» TASK BRIEF
Restate each of the lines below word for word and drop every picture.

» RECORDED INFORMATION
━━━━━━━━━━━━━━━━

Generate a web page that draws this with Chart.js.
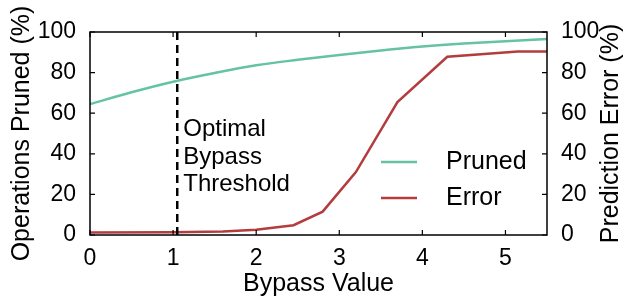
<!DOCTYPE html>
<html>
<head>
<meta charset="utf-8">
<script src="https://cdn.jsdelivr.net/npm/chart.js@4.4.0/dist/chart.umd.min.js"></script>
<style>
    html, body { margin: 0; padding: 0; background: #ffffff; }
    #wrap { width: 634px; height: 297px; }
</style>
</head>
<body>
<div id="wrap"><canvas id="grafico" width="634" height="297"></canvas></div>
<script>
// valores
const prunedX = [0, 0.5, 1.0, 1.5, 2.0, 2.5, 3.0, 3.5, 4.0, 4.5, 5.0, 5.5];
const prunedY = [64.5, 70.3, 75.5, 79.8, 83.6, 86.3, 88.7, 90.9, 92.8, 94.3, 95.5, 96.5];

const errorX = [0, 1.0, 1.6, 2.0, 2.45, 2.8, 3.2, 3.7, 4.3, 5.15, 5.5];
const errorY = [1.2, 1.4, 1.7, 2.6, 4.8, 11.5, 31, 65.5, 87.8, 90.4, 90.4];

const xTicks = [0, 1, 2, 3, 4, 5];
const yTicks = [0, 20, 40, 60, 80, 100];

const limiar = 1.05;
const textoLimiar = ['Optimal', 'Bypass', 'Threshold'];

const legendaNomes = ['Pruned', 'Error'];
const tituloDireita = 'Prediction Error (%)';
const verde = '#66c2a5';
const vermelho = '#b33c3f';

const fonte = 'Liberation Sans, Arial, sans-serif';
Chart.defaults.color = '#000000';
Chart.defaults.font.family = fonte;
Chart.defaults.font.size = 23;

function pares(xs, ys) {
    return xs.map((x, i) => ({ x: x, y: ys[i] }));
}

// moldura, ticks para dentro, linha tracejada, texto e legenda
const extras = {
    id: 'extras',
    afterDraw(chart) {
        const ctx = chart.ctx;
        const a = chart.chartArea;
        const sx = chart.scales.x;
        const sy = chart.scales.y;
        ctx.save();

        // linha tracejada
        const lx = sx.getPixelForValue(limiar);
        ctx.strokeStyle = '#000000';
        ctx.lineWidth = 2.5;
        ctx.setLineDash([8, 5]);
        ctx.beginPath();
        ctx.moveTo(lx, a.top);
        ctx.lineTo(lx, a.bottom);
        ctx.stroke();
        ctx.setLineDash([]);

        // texto
        ctx.fillStyle = '#000000';
        ctx.font = '24px ' + fonte;
        ctx.textAlign = 'left';
        ctx.textBaseline = 'middle';
        textoLimiar.forEach((t, i) => {
            ctx.fillText(t, lx + 6, sy.getPixelForValue(52) + i * 27.5);
        });

        // moldura
        ctx.lineWidth = 1.5;
        ctx.strokeRect(a.left, a.top, a.right - a.left, a.bottom - a.top);

        // ticks
        ctx.lineWidth = 1.2;
        ctx.beginPath();
        xTicks.forEach(v => {
            const p = sx.getPixelForValue(v);
            ctx.moveTo(p, a.bottom); ctx.lineTo(p, a.bottom - 5);
            ctx.moveTo(p, a.top); ctx.lineTo(p, a.top + 5);
        });
        yTicks.forEach(v => {
            const p = sy.getPixelForValue(v);
            ctx.moveTo(a.left, p); ctx.lineTo(a.left + 5, p);
            ctx.moveTo(a.right, p); ctx.lineTo(a.right - 5, p);
        });
        ctx.stroke();

        // legenda
        ctx.font = '25px ' + fonte;
        const cores = [verde, vermelho];
        legendaNomes.forEach((nome, i) => {
            const y = 162 + i * 36;
            ctx.strokeStyle = cores[i];
            ctx.lineWidth = 2.5;
            ctx.beginPath();
            ctx.moveTo(381, y);
            ctx.lineTo(417, y);
            ctx.stroke();
            ctx.fillStyle = '#000000';
            ctx.fillText(nome, 446, y);
        });

        // titulo do eixo direito, lido de baixo para cima
        ctx.translate(611, (a.top + a.bottom) / 2);
        ctx.rotate(-Math.PI / 2);
        ctx.textAlign = 'center';
        ctx.fillText(tituloDireita, 0, 0);

        ctx.restore();
    }
};

const config = {
    type: 'line',
    data: {
        datasets: [
            {
                label: legendaNomes[0],
                data: pares(prunedX, prunedY),
                borderColor: verde,
                backgroundColor: verde,
                borderWidth: 2.5,
                pointRadius: 0,
                cubicInterpolationMode: 'monotone',
                yAxisID: 'y'
            },
            {
                label: legendaNomes[1],
                data: pares(errorX, errorY),
                borderColor: vermelho,
                backgroundColor: vermelho,
                borderWidth: 2.5,
                pointRadius: 0,
                tension: 0,
                yAxisID: 'y2'
            }
        ]
    },
    options: {
        responsive: false,
        animation: false,
        layout: { padding: { top: 32 } },
        plugins: {
            legend: { display: false },
            tooltip: { enabled: false }
        },
        scales: {
            x: {
                type: 'linear',
                min: 0,
                max: 5.5,
                grid: { display: false },
                border: { display: false },
                ticks: { stepSize: 1, includeBounds: false, padding: 2 },
                title: { display: true, text: 'Bypass Value', font: { size: 25 }, padding: { top: 0, bottom: -2 } },
                afterFit(s) { s.height = 62; }
            },
            y: {
                position: 'left',
                min: 0,
                max: 100,
                grid: { display: false },
                border: { display: false },
                ticks: { stepSize: 20, padding: 6 },
                title: { display: true, text: 'Operations Pruned (%)', font: { size: 25 }, padding: { top: 7, bottom: 0 } },
                afterFit(s) { s.width = 90; }
            },
            y2: {
                position: 'right',
                min: 0,
                max: 100,
                grid: { display: false },
                border: { display: false },
                ticks: { stepSize: 20, padding: 6 },
                title: { display: false },
                afterFit(s) { s.width = 87; }
            }
        }
    },
    plugins: [extras]
};

const grafico = new Chart(document.getElementById('grafico'), config);
</script>
</body>
</html>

━━━━━━━━━━━━━━━━

» THE ANSWER
Generate a web page that draws this with Chart.js.
<!DOCTYPE html>
<html>
<head>
<meta charset="utf-8">
<script src="https://cdn.jsdelivr.net/npm/chart.js@4.4.0/dist/chart.umd.min.js"></script>
<style>
    html, body { margin: 0; padding: 0; background: #ffffff; }
    #wrap { width: 634px; height: 297px; }
</style>
</head>
<body>
<div id="wrap"><canvas id="grafico" width="634" height="297"></canvas></div>
<script>
// valores
const prunedX = [0, 0.5, 1.0, 1.5, 2.0, 2.5, 3.0, 3.5, 4.0, 4.5, 5.0, 5.5];
const prunedY = [64.5, 70.3, 75.5, 79.8, 83.6, 86.3, 88.7, 90.9, 92.8, 94.3, 95.5, 96.5];

const errorX = [0, 1.0, 1.6, 2.0, 2.45, 2.8, 3.2, 3.7, 4.3, 5.15, 5.5];
const errorY = [1.2, 1.4, 1.7, 2.6, 4.8, 11.5, 31, 65.5, 87.8, 90.4, 90.4];

const xTicks = [0, 1, 2, 3, 4, 5];
const yTicks = [0, 20, 40, 60, 80, 100];

const limiar = 1.05;
const textoLimiar = ['Optimal', 'Bypass', 'Threshold'];

const legendaNomes = ['Pruned', 'Error'];
const tituloDireita = 'Prediction Error (%)';
const verde = '#66c2a5';
const vermelho = '#b33c3f';

const fonte = 'Liberation Sans, Arial, sans-serif';
Chart.defaults.color = '#000000';
Chart.defaults.font.family = fonte;
Chart.defaults.font.size = 23;

function pares(xs, ys) {
    return xs.map((x, i) => ({ x: x, y: ys[i] }));
}

// moldura, ticks para dentro, linha tracejada, texto e legenda
const extras = {
    id: 'extras',
    afterDraw(chart) {
        const ctx = chart.ctx;
        const a = chart.chartArea;
        const sx = chart.scales.x;
        const sy = chart.scales.y;
        ctx.save();

        // linha tracejada
        const lx = sx.getPixelForValue(limiar);
        ctx.strokeStyle = '#000000';
        ctx.lineWidth = 2.5;
        ctx.setLineDash([8, 5]);
        ctx.beginPath();
        ctx.moveTo(lx, a.top);
        ctx.lineTo(lx, a.bottom);
        ctx.stroke();
        ctx.setLineDash([]);

        // texto
        ctx.fillStyle = '#000000';
        ctx.font = '24px ' + fonte;
        ctx.textAlign = 'left';
        ctx.textBaseline = 'middle';
        textoLimiar.forEach((t, i) => {
            ctx.fillText(t, lx + 6, sy.getPixelForValue(52) + i * 27.5);
        });

        // moldura
        ctx.lineWidth = 1.5;
        ctx.strokeRect(a.left, a.top, a.right - a.left, a.bottom - a.top);

        // ticks
        ctx.lineWidth = 1.2;
        ctx.beginPath();
        xTicks.forEach(v => {
            const p = sx.getPixelForValue(v);
            ctx.moveTo(p, a.bottom); ctx.lineTo(p, a.bottom - 5);
            ctx.moveTo(p, a.top); ctx.lineTo(p, a.top + 5);
        });
        yTicks.forEach(v => {
            const p = sy.getPixelForValue(v);
            ctx.moveTo(a.left, p); ctx.lineTo(a.left + 5, p);
            ctx.moveTo(a.right, p); ctx.lineTo(a.right - 5, p);
        });
        ctx.stroke();

        // legenda
        ctx.font = '25px ' + fonte;
        const cores = [verde, vermelho];
        legendaNomes.forEach((nome, i) => {
            const y = 162 + i * 36;
            ctx.strokeStyle = cores[i];
            ctx.lineWidth = 2.5;
            ctx.beginPath();
            ctx.moveTo(381, y);
            ctx.lineTo(417, y);
            ctx.stroke();
            ctx.fillStyle = '#000000';
            ctx.fillText(nome, 446, y);
        });

        // titulo do eixo direito, lido de baixo para cima
        ctx.translate(611, (a.top + a.bottom) / 2);
        ctx.rotate(-Math.PI / 2);
        ctx.textAlign = 'center';
        ctx.fillText(tituloDireita, 0, 0);

        ctx.restore();
    }
};

const config = {
    type: 'line',
    data: {
        datasets: [
            {
                label: legendaNomes[0],
                data: pares(prunedX, prunedY),
                borderColor: verde,
                backgroundColor: verde,
                borderWidth: 2.5,
                pointRadius: 0,
                cubicInterpolationMode: 'monotone',
                yAxisID: 'y'
            },
            {
                label: legendaNomes[1],
                data: pares(errorX, errorY),
                borderColor: vermelho,
                backgroundColor: vermelho,
                borderWidth: 2.5,
                pointRadius: 0,
                tension: 0,
                yAxisID: 'y2'
            }
        ]
    },
    options: {
        responsive: false,
        animation: false,
        layout: { padding: { top: 32 } },
        plugins: {
            legend: { display: false },
            tooltip: { enabled: false }
        },
        scales: {
            x: {
                type: 'linear',
                min: 0,
                max: 5.5,
                grid: { display: false },
                border: { display: false },
                ticks: { stepSize: 1, includeBounds: false, padding: 2 },
                title: { display: true, text: 'Bypass Value', font: { size: 25 }, padding: { top: 0, bottom: -2 } },
                afterFit(s) { s.height = 62; }
            },
            y: {
                position: 'left',
                min: 0,
                max: 100,
                grid: { display: false },
                border: { display: false },
                ticks: { stepSize: 20, padding: 6 },
                title: { display: true, text: 'Operations Pruned (%)', font: { size: 25 }, padding: { top: 7, bottom: 0 } },
                afterFit(s) { s.width = 90; }
            },
            y2: {
                position: 'right',
                min: 0,
                max: 100,
                grid: { display: false },
                border: { display: false },
                ticks: { stepSize: 20, padding: 6 },
                title: { display: false },
                afterFit(s) { s.width = 87; }
            }
        }
    },
    plugins: [extras]
};

const grafico = new Chart(document.getElementById('grafico'), config);
</script>
</body>
</html>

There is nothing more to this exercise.